Abstract

The expression of the novel b-type cytochrome, which is part of the superoxide anion (O2-)-generating system in phagocytes, has been investigated in population of mouse peritoneal macrophages heterogeneous in their capability to produce O2-). Reduced minus oxidized difference spectra of intact cells showed the appearance of a b-type cytochrome with major peaks in the alpha region at 558 to 559 nm and in the gamma region at 426 to 428 nm. Resident peritoneal macrophages, as well as thioglycollate broth-elicited and Corynebacterium Parvum-activated macrophages and neutrophils expressed about 50 pmol cytochrome b/10(7) cells. In intact macrophages and neutrophils, Na-dithionite reduced greater than 75% of the cytochrome b measurable in disrupted cells. No correlation was found between capability to produce O2-) by different population of macrophages and their content of cytochrome b. When stimulated in strictly anaerobic conditions with phorbol myristic acetate, macrophages activated in vivo by i.p. injection of Corynebacterium Parvum reduced approximately 40% of their total cytochrome b. In resident peritoneal macrophages that produced five times lower amounts of O2-, cytochrome b reduction was instead undetectable. Potentiometric properties of cytochrome b was investigated in macrophage subcellular particles.

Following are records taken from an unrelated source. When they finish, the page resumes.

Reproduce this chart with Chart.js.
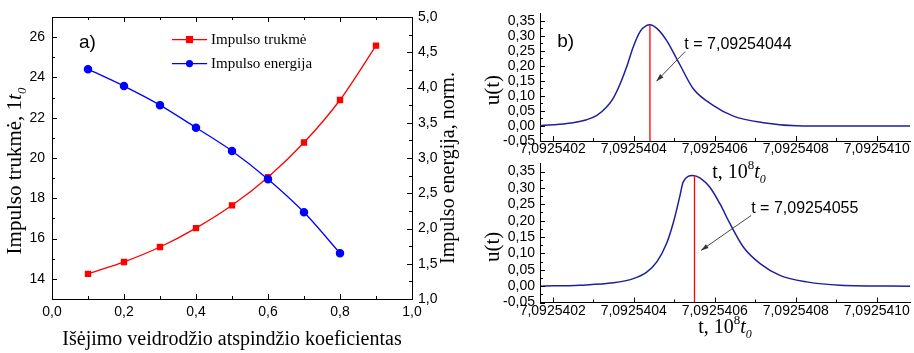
<!DOCTYPE html>
<html>
<head>
<meta charset="utf-8">
<script src="https://cdn.jsdelivr.net/npm/chart.js@4.4.0/dist/chart.umd.min.js"></script>
<style>
  html, body { margin: 0; padding: 0; background: #fff; }
  body { width: 914px; height: 353px; position: relative; overflow: hidden; }
  .box { position: absolute; }
</style>
</head>
<body>
<div class="box" style="left:0;top:0;width:470px;height:353px"><canvas id="chartA"></canvas></div>
<div class="box" style="left:460px;top:0;width:454px;height:195px"><canvas id="chartB"></canvas></div>
<div class="box" style="left:460px;top:150px;width:454px;height:203px"><canvas id="chartC"></canvas></div>
<script>
// a) pulse duration / energy vs output mirror reflectance
const reflectance = [0.1, 0.2, 0.3, 0.4, 0.5, 0.6, 0.7, 0.8, 0.9];
const pulseDuration = [14.25, 14.84, 15.58, 16.52, 17.65, 19.05, 20.77, 22.88, 25.58];
const pulseEnergy = [4.26, 4.02, 3.75, 3.43, 3.10, 2.70, 2.23, 1.65];

const xTicksA = [0, 0.2, 0.4, 0.6, 0.8, 1.0];
const xMinorA = [0.1, 0.3, 0.5, 0.7, 0.9];
const yTicksA = [14, 16, 18, 20, 22, 24, 26];
const yMinorA = [15, 17, 19, 21, 23, 25];
const y1TicksA = [1.0, 1.5, 2.0, 2.5, 3.0, 3.5, 4.0, 4.5, 5.0];
const y1MinorA = [1.25, 1.75, 2.25, 2.75, 3.25, 3.75, 4.25, 4.75];

// b) pulse shapes; time in 1e-7 steps after 7,09254 (x 10^8 t0)
const timeTop = [1.69, 2.35, 2.84, 3.09, 3.33, 3.50, 3.66, 3.83, 3.99, 4.16, 4.32, 4.40, 4.57, 4.81, 5.06, 5.14, 5.47, 5.97, 6.46, 7.20, 8.02, 8.85, 10.82];
const pulseTop = [0.001, 0.008, 0.021, 0.035, 0.063, 0.094, 0.139, 0.199, 0.264, 0.315, 0.335, 0.337, 0.325, 0.285, 0.224, 0.204, 0.124, 0.068, 0.033, 0.011, 0.001, 0, 0];
const timeBottom = [1.69, 2.67, 3.50, 3.99, 4.32, 4.57, 4.81, 4.98, 5.14, 5.22, 5.46, 5.64, 5.88, 6.13, 6.38, 6.71, 7.12, 7.61, 8.27, 9.09, 10.82];
const pulseBottom = [0, 0.003, 0.010, 0.023, 0.043, 0.074, 0.130, 0.195, 0.276, 0.318, 0.338, 0.330, 0.302, 0.251, 0.190, 0.119, 0.069, 0.033, 0.013, 0.003, 0];
const peakTop = { t: 4.4, u: 0.337, label: 't = 7,09254044' };
const peakBottom = { t: 5.5, u: 0.338, label: 't = 7,09254055' };

const tTicks = [2, 4, 6, 8, 10];
const tMinor = [3, 5, 7, 9];
const uTicks = [-0.05, 0, 0.05, 0.10, 0.15, 0.20, 0.25, 0.30, 0.35];
const uMinor = [-0.025, 0.025, 0.075, 0.125, 0.175, 0.225, 0.275, 0.325];

const SANS = '"Liberation Sans", Arial, sans-serif';
const SERIF = '"Liberation Serif", "Times New Roman", serif';
const comma = (v, d) => v.toFixed(d).replace('.', ',');
const tLabel = v => '7,09254' + String(v).padStart(2, '0');
const fixTicks = list => s => { s.ticks = list.map(v => ({ value: v })); };

function drawRich(ctx, parts, x, y, rotate) {
  ctx.save();
  ctx.translate(x, y);
  if (rotate) ctx.rotate(-Math.PI / 2);
  ctx.textBaseline = 'alphabetic';
  ctx.textAlign = 'left';
  ctx.fillStyle = '#000';
  let w = 0;
  parts.forEach(p => { ctx.font = p.font; w += ctx.measureText(p.text).width; });
  let cx = -w / 2;
  parts.forEach(p => {
    ctx.font = p.font;
    ctx.fillText(p.text, cx, p.dy || 0);
    cx += ctx.measureText(p.text).width;
  });
  ctx.restore();
}

function arrow(ctx, x1, y1, x2, y2) {
  const ang = Math.atan2(y2 - y1, x2 - x1);
  ctx.save();
  ctx.strokeStyle = '#333';
  ctx.fillStyle = '#333';
  ctx.lineWidth = 0.9;
  ctx.beginPath();
  ctx.moveTo(x1, y1);
  ctx.lineTo(x2, y2);
  ctx.stroke();
  ctx.beginPath();
  ctx.moveTo(x2, y2);
  ctx.lineTo(x2 - 8 * Math.cos(ang - 0.3), y2 - 8 * Math.sin(ang - 0.3));
  ctx.lineTo(x2 - 8 * Math.cos(ang + 0.3), y2 - 8 * Math.sin(ang + 0.3));
  ctx.closePath();
  ctx.fill();
  ctx.restore();
}

// inward tick marks + extra text drawn on top
function decor(tickSpecs, draw) {
  return {
    id: 'decor',
    afterDraw(chart) {
      const ctx = chart.ctx, a = chart.chartArea;
      ctx.save();
      ctx.strokeStyle = '#000';
      ctx.lineWidth = 1;
      tickSpecs.forEach(([id, side, values, len]) => {
        const s = chart.scales[id];
        values.forEach(v => {
          const p = Math.round(s.getPixelForValue(v)) + 0.5;
          ctx.beginPath();
          if (side === 'bottom') { ctx.moveTo(p, a.bottom); ctx.lineTo(p, a.bottom - len); }
          if (side === 'top') { ctx.moveTo(p, a.top); ctx.lineTo(p, a.top + len); }
          if (side === 'left') { ctx.moveTo(a.left, p); ctx.lineTo(a.left + len, p); }
          if (side === 'right') { ctx.moveTo(a.right, p); ctx.lineTo(a.right - len, p); }
          ctx.stroke();
        });
      });
      ctx.restore();
      draw(chart, ctx, a);
    }
  };
}

const axisBorder = { display: true, color: '#000', width: 1 };
const noGrid = { display: false, drawTicks: false };
const tickFont = { family: SANS, size: 14 };

// ---------- chart a) ----------
const legendA = [
  { label: 'Impulso trukmė', color: '#ff0000', style: 'rect', y: 25.88 },
  { label: 'Impulso energija', color: '#0000ff', style: 'circle', y: 24.69 }
];

new Chart(document.getElementById('chartA'), {
  type: 'line',
  data: {
    datasets: [{
      label: 'Impulso trukmė',
      data: reflectance.map((r, i) => ({ x: r, y: pulseDuration[i] })),
      yAxisID: 'y',
      borderColor: '#ff0000',
      backgroundColor: '#ff0000',
      borderWidth: 1.3,
      pointStyle: 'rect',
      pointRadius: 3.6,
      tension: 0.3,
      order: 1
    }, {
      label: 'Impulso energija',
      data: pulseEnergy.map((e, i) => ({ x: reflectance[i], y: e })),
      yAxisID: 'y1',
      borderColor: '#0000ff',
      backgroundColor: '#0000ff',
      borderWidth: 1.3,
      pointStyle: 'circle',
      pointRadius: 3.6,
      tension: 0.3,
      order: 0
    }]
  },
  options: {
    responsive: true,
    maintainAspectRatio: false,
    animation: false,
    layout: { autoPadding: false, padding: { top: 17, left: 0, right: 0, bottom: 0 } },
    plugins: { legend: { display: false }, tooltip: { enabled: false } },
    scales: {
      x: {
        type: 'linear', position: 'bottom', min: 0, max: 1,
        afterBuildTicks: fixTicks(xTicksA),
        afterFit: s => { s.height = 54; },
        grid: noGrid, border: axisBorder,
        ticks: { padding: 5, font: tickFont, color: '#000', maxRotation: 0, autoSkip: false, callback: v => comma(v, 1) }
      },
      xTop: {
        type: 'linear', position: 'top', min: 0, max: 1,
        afterFit: s => { s.height = 0; },
        grid: noGrid, border: axisBorder, ticks: { display: false }
      },
      y: {
        type: 'linear', position: 'left', min: 13, max: 27,
        afterBuildTicks: fixTicks(yTicksA),
        afterFit: s => { s.width = 52; },
        grid: noGrid, border: axisBorder,
        ticks: { padding: 7, font: tickFont, color: '#000', autoSkip: false }
      },
      y1: {
        type: 'linear', position: 'right', min: 1, max: 5,
        afterBuildTicks: fixTicks(y1TicksA),
        afterFit: s => { s.width = 58; },
        grid: noGrid, border: axisBorder,
        ticks: { padding: 6, font: tickFont, color: '#000', autoSkip: false, callback: v => comma(v, 1) }
      }
    }
  },
  plugins: [decor([
    ['x', 'bottom', xTicksA, 5], ['x', 'bottom', xMinorA, 3],
    ['x', 'top', xTicksA, 5], ['x', 'top', xMinorA, 3],
    ['y', 'left', yTicksA, 5], ['y', 'left', yMinorA, 3],
    ['y1', 'right', y1TicksA, 5], ['y1', 'right', y1MinorA, 3]
  ], (chart, ctx, a) => {
    const sx = chart.scales.x, sy = chart.scales.y;
    // panel label
    ctx.save();
    ctx.fillStyle = '#000';
    ctx.font = '19px ' + SANS;
    ctx.textBaseline = 'middle';
    ctx.fillText('a)', sx.getPixelForValue(0.075), sy.getPixelForValue(25.7));
    // legend
    legendA.forEach(it => {
      const y = sy.getPixelForValue(it.y);
      const x1 = sx.getPixelForValue(0.333), x2 = sx.getPixelForValue(0.431);
      ctx.strokeStyle = it.color; ctx.fillStyle = it.color; ctx.lineWidth = 1.3;
      ctx.beginPath(); ctx.moveTo(x1, y); ctx.lineTo(x2, y); ctx.stroke();
      const mx = (x1 + x2) / 2;
      ctx.beginPath();
      if (it.style === 'rect') ctx.rect(mx - 3.6, y - 3.6, 7.2, 7.2);
      else ctx.arc(mx, y, 3.6, 0, Math.PI * 2);
      ctx.fill();
      ctx.fillStyle = '#000';
      ctx.font = '15px ' + SERIF;
      ctx.fillText(it.label, sx.getPixelForValue(0.442), y + 1);
    });
    ctx.restore();
    // axis titles
    const midY = (a.top + a.bottom) / 2;
    drawRich(ctx, [{ text: 'Išėjimo veidrodžio atspindžio koeficientas', font: '20px ' + SERIF }], (a.left + a.right) / 2, a.bottom + 46);
    drawRich(ctx, [
      { text: 'Impulso trukmė, 1', font: '21px ' + SERIF },
      { text: 't', font: 'italic 21px ' + SERIF },
      { text: '0', font: 'italic 13px ' + SERIF, dy: 5 }
    ], 21, midY + 13, true);
    drawRich(ctx, [{ text: 'Impulso energija, norm.', font: '20px ' + SERIF }], 454, midY + 10, true);
  })]
});

// ---------- chart b) ----------
function pulseChart(id, time, pulse, peak, opts) {
  new Chart(document.getElementById(id), {
    type: 'line',
    data: {
      datasets: [{
        data: [{ x: peak.t, y: -0.05 }, { x: peak.t, y: peak.u }],
        borderColor: '#ff0000',
        borderWidth: 1.3,
        pointRadius: 0,
        order: 0
      }, {
        data: time.map((t, i) => ({ x: t, y: pulse[i] })),
        borderColor: '#1f1f99',
        borderWidth: 1.5,
        pointRadius: 0,
        cubicInterpolationMode: 'monotone',
        order: 1
      }]
    },
    options: {
      responsive: true,
      maintainAspectRatio: false,
      animation: false,
      layout: { autoPadding: false, padding: { top: opts.top, left: 0, right: 4, bottom: 0 } },
      plugins: { legend: { display: false }, tooltip: { enabled: false } },
      scales: {
        x: {
          type: 'linear', position: 'bottom', min: 1.686, max: 10.82,
          afterBuildTicks: fixTicks(tTicks),
          afterFit: s => { s.height = opts.xh; },
          grid: noGrid, border: axisBorder,
          ticks: { padding: 0, font: tickFont, color: '#000', maxRotation: 0, autoSkip: false, callback: tLabel }
        },
        y: {
          type: 'linear', position: 'left', min: -0.05, max: 0.375,
          afterBuildTicks: fixTicks(uTicks),
          afterFit: s => { s.width = 80; },
          grid: noGrid, border: axisBorder,
          ticks: { padding: 5, font: tickFont, color: '#000', autoSkip: false, callback: v => comma(v, 2) }
        }
      }
    },
    plugins: [decor([
      ['x', 'bottom', tTicks, 5], ['x', 'bottom', tMinor, 3],
      ['y', 'left', uTicks, 5], ['y', 'left', uMinor, 3]
    ], (chart, ctx, a) => {
      const sx = chart.scales.x, sy = chart.scales.y;
      ctx.save();
      ctx.fillStyle = '#000';
      ctx.textBaseline = 'middle';
      if (opts.panel) {
        ctx.font = '19px ' + SANS;
        ctx.fillText(opts.panel, sx.getPixelForValue(2.11), sy.getPixelForValue(0.279));
      }
      ctx.font = '16px ' + SANS;
      const n = opts.note;
      ctx.fillText(peak.label, sx.getPixelForValue(n.tx), sy.getPixelForValue(n.ty));
      ctx.restore();
      arrow(ctx, sx.getPixelForValue(n.x1), sy.getPixelForValue(n.y1), sx.getPixelForValue(n.x2), sy.getPixelForValue(n.y2));
      drawRich(ctx, [{ text: 'u(t)', font: '21px ' + SERIF }], a.left - 41, (a.top + a.bottom) / 2 + opts.uShift, true);
      drawRich(ctx, [
        { text: 't, 10', font: '20px ' + SERIF },
        { text: '8', font: '13px ' + SERIF, dy: -9 },
        { text: 't', font: 'italic 20px ' + SERIF },
        { text: '0', font: 'italic 12px ' + SERIF, dy: 5 }
      ], (a.left + a.right) / 2 + opts.titleDx, a.bottom + opts.titleDy);
    })]
  });
}

pulseChart('chartB', timeTop, pulseTop, peakTop, {
  top: 0, xh: 54, panel: 'b)', uShift: 13, titleDx: 14, titleDy: 37,
  note: { tx: 5.25, ty: 0.27, x1: 5.27, y1: 0.248, x2: 4.56, y2: 0.149 }
});
pulseChart('chartC', timeBottom, pulseBottom, peakBottom, {
  top: 12.5, xh: 50.5, panel: null, uShift: 14, titleDx: 0, titleDy: 30,
  note: { tx: 6.90, ty: 0.237, x1: 6.90, y1: 0.216, x2: 5.66, y2: 0.109 }
});
</script>
</body>
</html>
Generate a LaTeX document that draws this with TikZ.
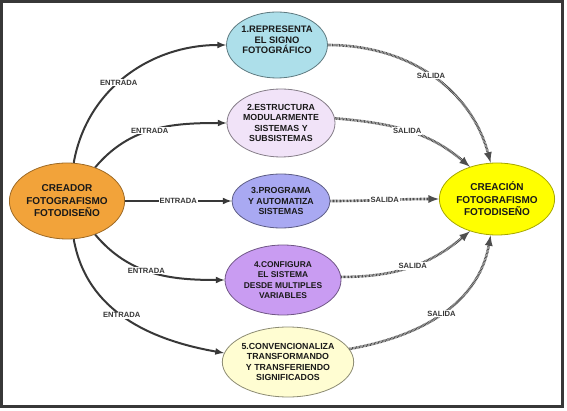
\documentclass[tikz,border=0pt]{standalone}
\usepackage{fontspec}
\setmainfont{Liberation Sans}
\usetikzlibrary{arrows,shapes}
\definecolor{naranja}{HTML}{F2A33A}
\definecolor{celeste}{HTML}{ADDFEA}
\definecolor{lila}{HTML}{F1E3F8}
\definecolor{azulado}{HTML}{A9A9F2}
\definecolor{morado}{HTML}{C99CF2}
\definecolor{crema}{HTML}{FFFDD2}
\definecolor{amarillo}{HTML}{FFFF00}
\definecolor{gris}{HTML}{383838}
\definecolor{grisclaro}{HTML}{4E4E4E}
\tikzstyle{idea}=[ellipse,draw,line width=0.8pt,inner sep=0pt,align=center,text=black!90]
\tikzstyle{polo}=[idea,font=\bfseries\fontsize{10}{12.5}\selectfont]
\tikzstyle{entrada}=[draw,line width=2pt,gris,-latex]
\tikzstyle{salida}=[draw,line width=2.6pt,grisclaro,dash pattern=on 0.8pt off 0.6pt,-latex]
\tikzstyle{etiqueta}=[font=\bfseries\fontsize{7.6}{9}\selectfont,text=gris,fill=white,inner sep=1pt]

\begin{document}
\begin{tikzpicture}[x=1pt,y=1pt]
    \useasboundingbox (0,0) rectangle (567,-411);
    \draw[line width=2.4pt,gris] (1.5,-1.5) rectangle (562.5,-406.5);

    % First we draw the two poles
    \node[polo,fill=naranja,draw=naranja!65!black,minimum width=112pt,minimum height=76pt] (creador) at (67,-201) {CREADOR\\FOTOGRAFISMO\\FOTODISEÑO};
    \node[polo,fill=amarillo,draw=amarillo!65!black,minimum width=110pt,minimum height=72pt] (creacion) at (497,-199) {CREACIÓN\\FOTOGRAFISMO\\FOTODISEÑO};

    % Then the five stages
    \foreach \pos/\name/\fondo/\ancho/\alto/\tam/\texto in {
        {(277,-45)/rep/celeste/100/66/9.4/{1.REPRESENTA\\EL SIGNO\\FOTOGRÁFICO\\ \mbox{}}},
        {(281,-123)/est/lila/108/68/8.8/{2.ESTRUCTURA\\MODULARMENTE\\SISTEMAS Y\\SUBSISTEMAS}},
        {(281,-201)/prog/azulado/98/54/8.8/{3.PROGRAMA\\Y AUTOMATIZA\\SISTEMAS}},
        {(283,-280)/conf/morado/116/70/8.4/{4.CONFIGURA\\EL SISTEMA\\DESDE MULTIPLES\\VARIABLES}},
        {(288,-362)/conv/crema/130/70/8.8/{5.CONVENCIONALIZA\\TRANSFORMANDO\\Y TRANSFERIENDO\\SIGNIFICADOS}}}
        \node[idea,fill=\fondo,draw=\fondo!55!black,minimum width=\ancho pt,minimum height=\alto pt,font=\bfseries\fontsize{\tam}{10.5}\selectfont] (\name) at \pos {\texto};

    % Connect the creator with every stage
    \foreach \source/\dest/\sal/\ent/\donde in {creador.80/rep.west/80/180/0.45, creador.50/est.west/50/180/0.47, creador.east/prog.west/0/180/0.5, creador.310/conf.west/310/180/0.45, creador.280/conv.172/280/170/0.47}
        \path[entrada] (\source) to[out=\sal,in=\ent] node[etiqueta,pos=\donde] {ENTRADA} (\dest);

    % Every stage leads to the creation
    \foreach \source/\dest/\sal/\ent/\donde in {rep.east/creacion.100/0/105/0.5, est.5/creacion.130/-5/140/0.5, prog.east/creacion.west/0/180/0.5, conf.3/creacion.230/0/220/0.52, conv.12/creacion.260/10/260/0.5}
        \path[salida] (\source) to[out=\sal,in=\ent] node[etiqueta,pos=\donde] {SALIDA} (\dest);

\end{tikzpicture}
\end{document}
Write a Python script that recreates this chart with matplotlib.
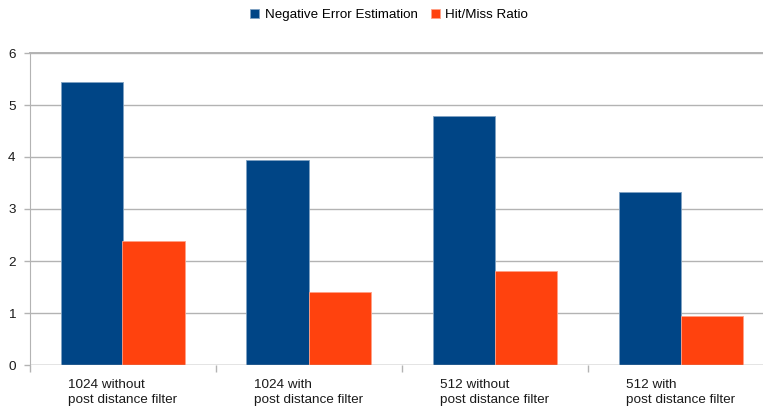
import matplotlib
matplotlib.use("Agg")
import matplotlib.pyplot as plt
import numpy as np

plt.rcParams['font.family'] = ['Liberation Sans', 'DejaVu Sans']

categories = ["1024 without\npost distance filter", "1024 with\npost distance filter",
              "512 without\npost distance filter", "512 with\npost distance filter"]
neg_error = [5.44, 3.94, 4.79, 3.33]
hit_miss = [2.38, 1.40, 1.81, 0.94]
series_names = ["Negative Error Estimation", "Hit/Miss Ratio"]
colors = ["#004586", "#ff420e"]

W, H = 763, 409
fig = plt.figure(figsize=(W / 100, H / 100), dpi=100)
left, right, top, bottom = 29.5, 773.5, 53, 365
ax = fig.add_axes([left / W, 1 - bottom / H, (right - left) / W, (bottom - top) / H])

x = np.arange(len(categories)) + 0.5
bw = 1 / 3
ax.bar(x - bw / 2, neg_error, bw, color=colors[0], edgecolor="#7fa2c2", linewidth=0.6,
       label=series_names[0], zorder=3)
ax.bar(x + bw / 2, hit_miss, bw, color=colors[1], edgecolor="#ffa087", linewidth=0.6,
       label=series_names[1], zorder=3)

ax.set_xlim(0, 4)
ax.set_ylim(0, 6)
ax.set_yticks(range(7))
ax.yaxis.grid(True, color="#b3b3b3", linewidth=1)
ax.set_axisbelow(True)

ax.set_xticks(np.arange(0, 5))
ax.set_xticklabels([])
ax.set_xticks(x, minor=True)
ax.set_xticklabels(categories, minor=True, multialignment="left", linespacing=1.4)
for lbl in ax.get_xticklabels(minor=True):
    lbl.set_horizontalalignment("center")
ax.tick_params(axis="x", which="minor", length=0, pad=10, labelsize=9.7, colors="#1a1a1a")
ax.tick_params(axis="x", which="major", length=5, color="#b3b3b3", width=1)
ax.tick_params(axis="y", length=4, color="#b3b3b3", width=1, labelsize=9.7,
               labelcolor="#1a1a1a", pad=6)

for s in ["right", "bottom"]:
    ax.spines[s].set_visible(False)
ax.spines["left"].set_color("#b3b3b3")
ax.spines["top"].set_color("#b3b3b3")
ax.spines["top"].set_linewidth(1.4)
ax.axhline(0, color="#b3b3b3", linewidth=1, zorder=4)

fig.legend(loc="upper center", bbox_to_anchor=(0.51, 1.0), ncol=2, frameon=False,
           fontsize=9.6, handlelength=0.7, handleheight=0.7, handletextpad=0.4,
           columnspacing=1.0, borderaxespad=0.25)

fig.savefig("out.png", dpi=100)
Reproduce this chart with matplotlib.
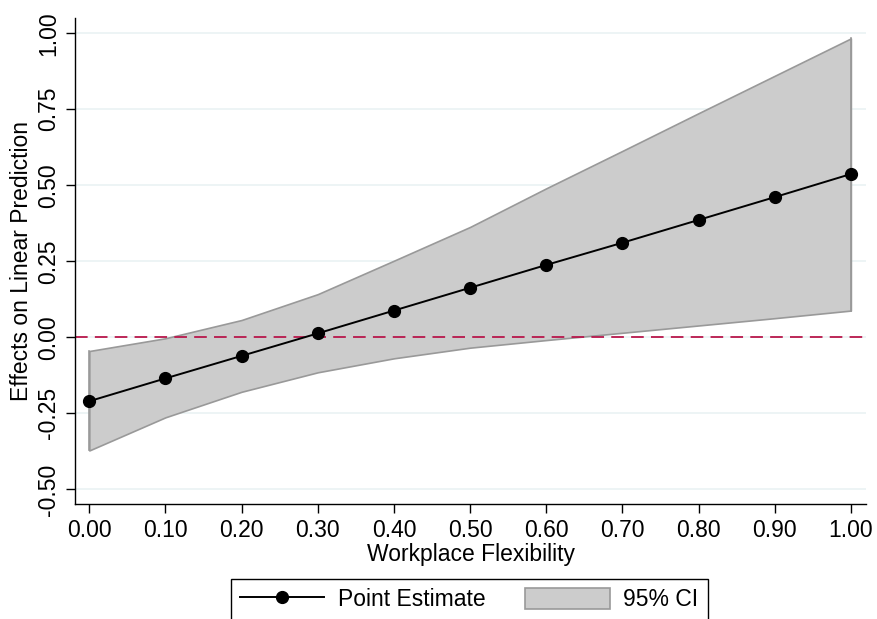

Both resident and Corynebacterium Parvum-activated macrophages revealed the presence of b chromophores with very low potentials of -255 and -244 mV, respectively, whose content was not different in the two populations. These results show that resident and activated macrophages express the same amount of cytochrome b, but upon stimulation with PMA, activated macrophages recruit a higher number of cytochrome b molecules in parallel with an enhanced production of O2-.